*Exercise description:*
Pictures in the entries below are to be left out; otherwise, reproduce exactly the lines from the first through the line containing "minimum height=96pt] (p4)".
--- Start of Listed entries ---
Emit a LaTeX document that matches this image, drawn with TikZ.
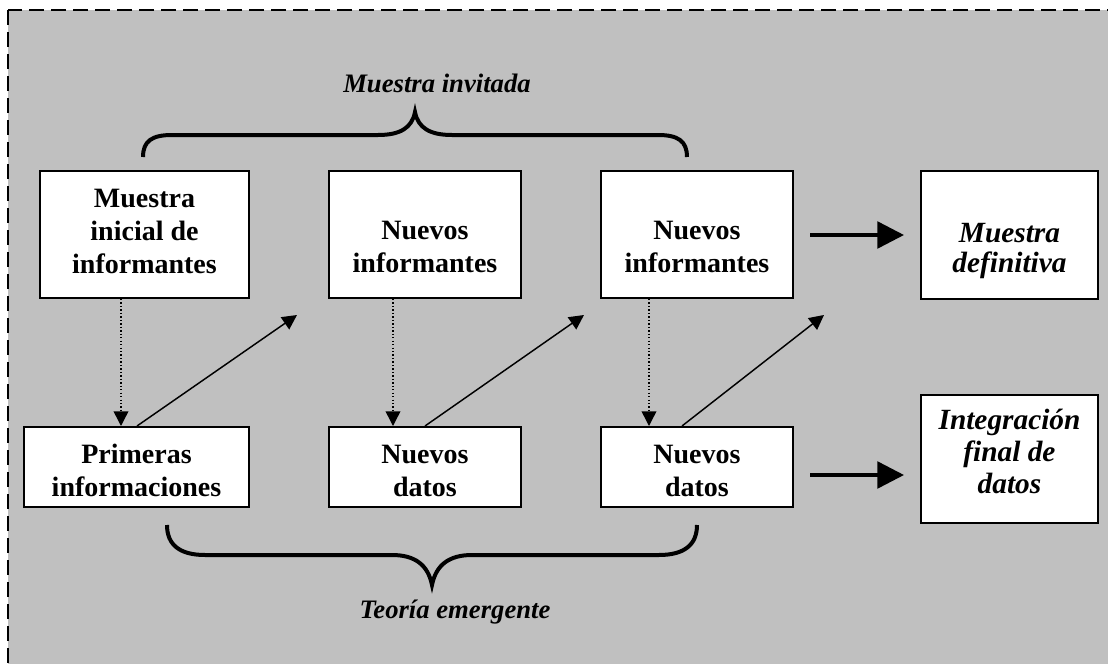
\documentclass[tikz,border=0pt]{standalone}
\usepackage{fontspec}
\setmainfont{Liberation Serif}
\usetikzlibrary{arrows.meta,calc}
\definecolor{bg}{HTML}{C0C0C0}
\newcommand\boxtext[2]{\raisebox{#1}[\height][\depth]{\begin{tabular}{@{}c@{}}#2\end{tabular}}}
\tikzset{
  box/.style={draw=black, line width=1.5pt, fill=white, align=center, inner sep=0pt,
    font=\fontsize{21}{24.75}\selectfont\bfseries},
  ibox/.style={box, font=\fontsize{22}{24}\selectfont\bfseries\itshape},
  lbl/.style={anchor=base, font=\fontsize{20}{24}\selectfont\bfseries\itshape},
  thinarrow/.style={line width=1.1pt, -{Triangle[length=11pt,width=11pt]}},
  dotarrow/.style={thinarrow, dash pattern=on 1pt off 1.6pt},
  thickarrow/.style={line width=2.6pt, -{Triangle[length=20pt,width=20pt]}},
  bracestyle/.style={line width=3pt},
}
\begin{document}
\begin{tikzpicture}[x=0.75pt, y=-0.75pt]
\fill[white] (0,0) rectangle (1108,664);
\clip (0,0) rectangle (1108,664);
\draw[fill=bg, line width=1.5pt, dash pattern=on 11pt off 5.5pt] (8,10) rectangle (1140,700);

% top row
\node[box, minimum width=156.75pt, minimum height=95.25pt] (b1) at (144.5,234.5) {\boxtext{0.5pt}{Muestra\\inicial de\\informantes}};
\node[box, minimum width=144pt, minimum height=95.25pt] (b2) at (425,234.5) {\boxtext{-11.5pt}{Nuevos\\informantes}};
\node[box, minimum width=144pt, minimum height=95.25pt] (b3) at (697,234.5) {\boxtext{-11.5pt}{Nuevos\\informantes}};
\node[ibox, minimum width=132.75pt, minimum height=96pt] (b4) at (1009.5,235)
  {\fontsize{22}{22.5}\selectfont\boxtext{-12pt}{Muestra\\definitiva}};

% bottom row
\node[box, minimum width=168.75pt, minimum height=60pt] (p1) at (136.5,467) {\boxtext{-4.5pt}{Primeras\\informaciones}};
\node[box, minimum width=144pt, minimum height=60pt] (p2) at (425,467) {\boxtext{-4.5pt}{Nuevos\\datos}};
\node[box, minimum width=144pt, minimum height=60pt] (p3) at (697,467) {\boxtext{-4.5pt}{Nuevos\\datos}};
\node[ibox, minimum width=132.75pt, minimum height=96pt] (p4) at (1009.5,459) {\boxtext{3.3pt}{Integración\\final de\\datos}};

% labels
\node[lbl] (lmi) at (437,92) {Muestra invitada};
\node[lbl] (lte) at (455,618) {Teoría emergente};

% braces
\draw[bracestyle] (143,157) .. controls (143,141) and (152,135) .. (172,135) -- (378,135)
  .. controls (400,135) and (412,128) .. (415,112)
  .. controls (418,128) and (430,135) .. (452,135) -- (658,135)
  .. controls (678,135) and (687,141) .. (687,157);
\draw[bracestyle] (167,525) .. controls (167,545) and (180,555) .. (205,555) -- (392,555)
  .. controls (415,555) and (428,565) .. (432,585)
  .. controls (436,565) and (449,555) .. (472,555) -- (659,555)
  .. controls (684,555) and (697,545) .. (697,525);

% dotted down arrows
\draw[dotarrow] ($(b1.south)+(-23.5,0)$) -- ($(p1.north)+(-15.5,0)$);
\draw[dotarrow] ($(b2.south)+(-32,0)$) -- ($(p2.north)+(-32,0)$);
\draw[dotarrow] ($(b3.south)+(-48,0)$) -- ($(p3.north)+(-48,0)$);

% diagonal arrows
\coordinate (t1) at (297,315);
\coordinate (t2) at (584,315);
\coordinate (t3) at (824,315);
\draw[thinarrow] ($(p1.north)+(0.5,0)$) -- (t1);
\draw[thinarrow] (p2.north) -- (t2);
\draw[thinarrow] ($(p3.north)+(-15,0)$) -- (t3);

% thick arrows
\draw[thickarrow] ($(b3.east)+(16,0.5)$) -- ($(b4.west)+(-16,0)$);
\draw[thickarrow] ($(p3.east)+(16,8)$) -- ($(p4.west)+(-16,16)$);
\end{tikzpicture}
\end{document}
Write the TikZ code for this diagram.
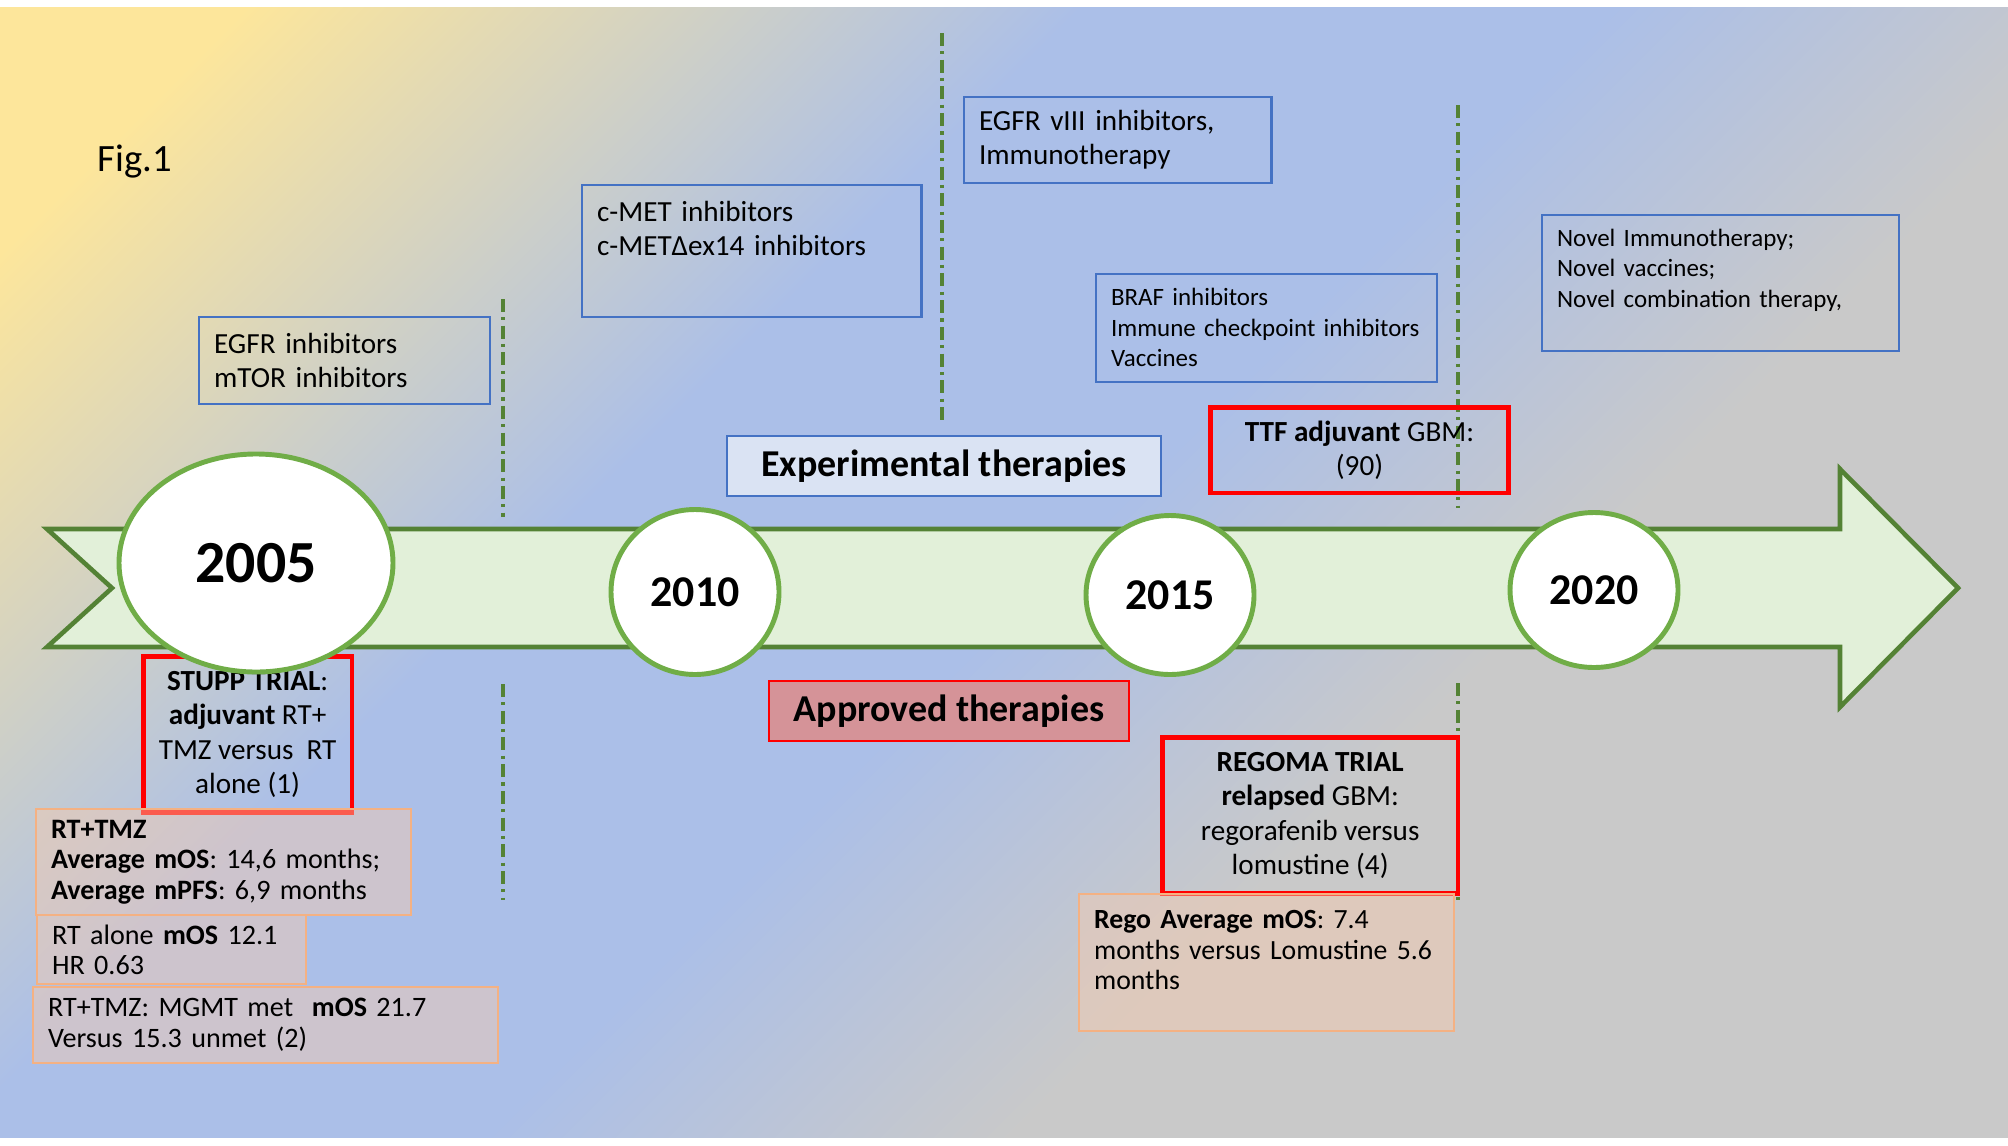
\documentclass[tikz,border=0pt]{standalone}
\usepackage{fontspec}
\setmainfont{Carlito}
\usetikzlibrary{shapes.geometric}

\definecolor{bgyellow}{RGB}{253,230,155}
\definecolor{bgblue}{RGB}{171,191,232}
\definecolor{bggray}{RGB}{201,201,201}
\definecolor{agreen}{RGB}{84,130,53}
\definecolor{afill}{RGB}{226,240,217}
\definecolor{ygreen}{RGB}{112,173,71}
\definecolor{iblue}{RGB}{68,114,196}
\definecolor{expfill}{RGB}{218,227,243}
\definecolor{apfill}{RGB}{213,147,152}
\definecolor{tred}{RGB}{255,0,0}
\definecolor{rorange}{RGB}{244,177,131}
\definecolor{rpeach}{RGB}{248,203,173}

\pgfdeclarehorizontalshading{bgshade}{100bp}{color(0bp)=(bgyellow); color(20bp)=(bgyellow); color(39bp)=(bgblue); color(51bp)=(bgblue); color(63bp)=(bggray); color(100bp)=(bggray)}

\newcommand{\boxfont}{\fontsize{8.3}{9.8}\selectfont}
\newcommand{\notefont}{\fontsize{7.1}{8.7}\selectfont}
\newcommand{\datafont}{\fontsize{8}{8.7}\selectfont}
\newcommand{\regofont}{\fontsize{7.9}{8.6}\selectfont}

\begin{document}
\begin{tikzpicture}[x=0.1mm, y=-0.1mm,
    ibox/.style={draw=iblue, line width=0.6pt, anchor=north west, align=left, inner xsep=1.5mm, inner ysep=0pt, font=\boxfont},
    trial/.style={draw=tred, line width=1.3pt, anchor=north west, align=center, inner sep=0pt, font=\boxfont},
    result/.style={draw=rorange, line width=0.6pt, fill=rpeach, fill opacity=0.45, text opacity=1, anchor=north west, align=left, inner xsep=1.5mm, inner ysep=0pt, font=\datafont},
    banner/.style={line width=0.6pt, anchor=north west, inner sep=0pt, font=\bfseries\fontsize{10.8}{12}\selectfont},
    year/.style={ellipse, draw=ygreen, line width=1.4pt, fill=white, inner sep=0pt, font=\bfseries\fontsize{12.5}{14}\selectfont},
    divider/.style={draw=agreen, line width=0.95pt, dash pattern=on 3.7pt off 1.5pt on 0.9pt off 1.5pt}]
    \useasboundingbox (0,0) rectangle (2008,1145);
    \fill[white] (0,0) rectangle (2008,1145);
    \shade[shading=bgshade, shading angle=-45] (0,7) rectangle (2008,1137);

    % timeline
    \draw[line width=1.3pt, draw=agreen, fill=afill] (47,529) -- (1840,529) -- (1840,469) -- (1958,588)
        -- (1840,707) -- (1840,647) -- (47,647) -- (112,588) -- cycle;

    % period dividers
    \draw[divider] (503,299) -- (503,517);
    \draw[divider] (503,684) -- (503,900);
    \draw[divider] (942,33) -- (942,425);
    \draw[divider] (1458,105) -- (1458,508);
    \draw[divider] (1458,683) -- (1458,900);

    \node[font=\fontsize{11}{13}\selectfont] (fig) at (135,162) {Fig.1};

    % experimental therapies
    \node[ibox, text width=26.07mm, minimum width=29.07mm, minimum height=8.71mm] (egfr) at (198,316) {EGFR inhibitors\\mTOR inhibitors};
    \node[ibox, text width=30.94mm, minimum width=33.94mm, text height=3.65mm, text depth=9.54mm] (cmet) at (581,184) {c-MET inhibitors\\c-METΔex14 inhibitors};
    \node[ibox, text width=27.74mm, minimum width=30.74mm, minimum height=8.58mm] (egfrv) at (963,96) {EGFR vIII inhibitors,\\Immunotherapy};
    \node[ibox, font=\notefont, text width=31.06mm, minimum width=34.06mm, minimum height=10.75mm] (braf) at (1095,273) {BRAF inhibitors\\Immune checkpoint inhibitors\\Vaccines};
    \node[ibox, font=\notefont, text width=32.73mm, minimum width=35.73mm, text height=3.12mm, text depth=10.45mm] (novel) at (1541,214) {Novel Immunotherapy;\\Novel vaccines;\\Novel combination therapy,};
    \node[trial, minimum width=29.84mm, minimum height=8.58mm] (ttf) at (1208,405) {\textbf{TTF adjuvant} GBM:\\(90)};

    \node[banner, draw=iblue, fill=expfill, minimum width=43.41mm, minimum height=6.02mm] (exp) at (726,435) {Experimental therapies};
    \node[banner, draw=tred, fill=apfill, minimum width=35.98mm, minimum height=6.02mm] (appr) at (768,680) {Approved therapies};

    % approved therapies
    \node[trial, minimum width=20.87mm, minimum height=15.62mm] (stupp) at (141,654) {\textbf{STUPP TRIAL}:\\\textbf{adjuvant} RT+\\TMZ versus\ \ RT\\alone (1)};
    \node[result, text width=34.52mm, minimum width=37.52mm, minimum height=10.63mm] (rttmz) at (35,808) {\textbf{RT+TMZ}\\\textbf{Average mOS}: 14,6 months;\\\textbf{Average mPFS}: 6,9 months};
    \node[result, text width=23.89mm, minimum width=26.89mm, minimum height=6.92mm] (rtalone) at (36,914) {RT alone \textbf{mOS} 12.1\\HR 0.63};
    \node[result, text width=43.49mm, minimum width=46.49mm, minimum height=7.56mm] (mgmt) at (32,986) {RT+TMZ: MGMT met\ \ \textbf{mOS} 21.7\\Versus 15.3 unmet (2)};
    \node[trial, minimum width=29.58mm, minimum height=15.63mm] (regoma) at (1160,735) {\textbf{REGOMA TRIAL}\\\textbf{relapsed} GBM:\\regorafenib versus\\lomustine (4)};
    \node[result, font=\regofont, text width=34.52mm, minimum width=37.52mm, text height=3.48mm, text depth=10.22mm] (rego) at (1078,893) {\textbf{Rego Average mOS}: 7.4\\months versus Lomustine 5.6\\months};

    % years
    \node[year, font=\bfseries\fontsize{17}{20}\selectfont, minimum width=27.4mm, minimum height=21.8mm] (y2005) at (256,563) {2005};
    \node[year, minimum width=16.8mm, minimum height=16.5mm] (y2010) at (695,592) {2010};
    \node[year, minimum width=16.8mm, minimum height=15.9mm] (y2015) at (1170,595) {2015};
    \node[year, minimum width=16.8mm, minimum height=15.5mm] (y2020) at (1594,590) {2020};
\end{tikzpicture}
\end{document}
--- End of Listed entries ---
*Solution to the exercise:*
Emit a LaTeX document that matches this image, drawn with TikZ.
\documentclass[tikz,border=0pt]{standalone}
\usepackage{fontspec}
\setmainfont{Liberation Serif}
\usetikzlibrary{arrows.meta,calc}
\definecolor{bg}{HTML}{C0C0C0}
\newcommand\boxtext[2]{\raisebox{#1}[\height][\depth]{\begin{tabular}{@{}c@{}}#2\end{tabular}}}
\tikzset{
  box/.style={draw=black, line width=1.5pt, fill=white, align=center, inner sep=0pt,
    font=\fontsize{21}{24.75}\selectfont\bfseries},
  ibox/.style={box, font=\fontsize{22}{24}\selectfont\bfseries\itshape},
  lbl/.style={anchor=base, font=\fontsize{20}{24}\selectfont\bfseries\itshape},
  thinarrow/.style={line width=1.1pt, -{Triangle[length=11pt,width=11pt]}},
  dotarrow/.style={thinarrow, dash pattern=on 1pt off 1.6pt},
  thickarrow/.style={line width=2.6pt, -{Triangle[length=20pt,width=20pt]}},
  bracestyle/.style={line width=3pt},
}
\begin{document}
\begin{tikzpicture}[x=0.75pt, y=-0.75pt]
\fill[white] (0,0) rectangle (1108,664);
\clip (0,0) rectangle (1108,664);
\draw[fill=bg, line width=1.5pt, dash pattern=on 11pt off 5.5pt] (8,10) rectangle (1140,700);

% top row
\node[box, minimum width=156.75pt, minimum height=95.25pt] (b1) at (144.5,234.5) {\boxtext{0.5pt}{Muestra\\inicial de\\informantes}};
\node[box, minimum width=144pt, minimum height=95.25pt] (b2) at (425,234.5) {\boxtext{-11.5pt}{Nuevos\\informantes}};
\node[box, minimum width=144pt, minimum height=95.25pt] (b3) at (697,234.5) {\boxtext{-11.5pt}{Nuevos\\informantes}};
\node[ibox, minimum width=132.75pt, minimum height=96pt] (b4) at (1009.5,235)
  {\fontsize{22}{22.5}\selectfont\boxtext{-12pt}{Muestra\\definitiva}};

% bottom row
\node[box, minimum width=168.75pt, minimum height=60pt] (p1) at (136.5,467) {\boxtext{-4.5pt}{Primeras\\informaciones}};
\node[box, minimum width=144pt, minimum height=60pt] (p2) at (425,467) {\boxtext{-4.5pt}{Nuevos\\datos}};
\node[box, minimum width=144pt, minimum height=60pt] (p3) at (697,467) {\boxtext{-4.5pt}{Nuevos\\datos}};
\node[ibox, minimum width=132.75pt, minimum height=96pt] (p4) at (1009.5,459) {\boxtext{3.3pt}{Integración\\final de\\datos}};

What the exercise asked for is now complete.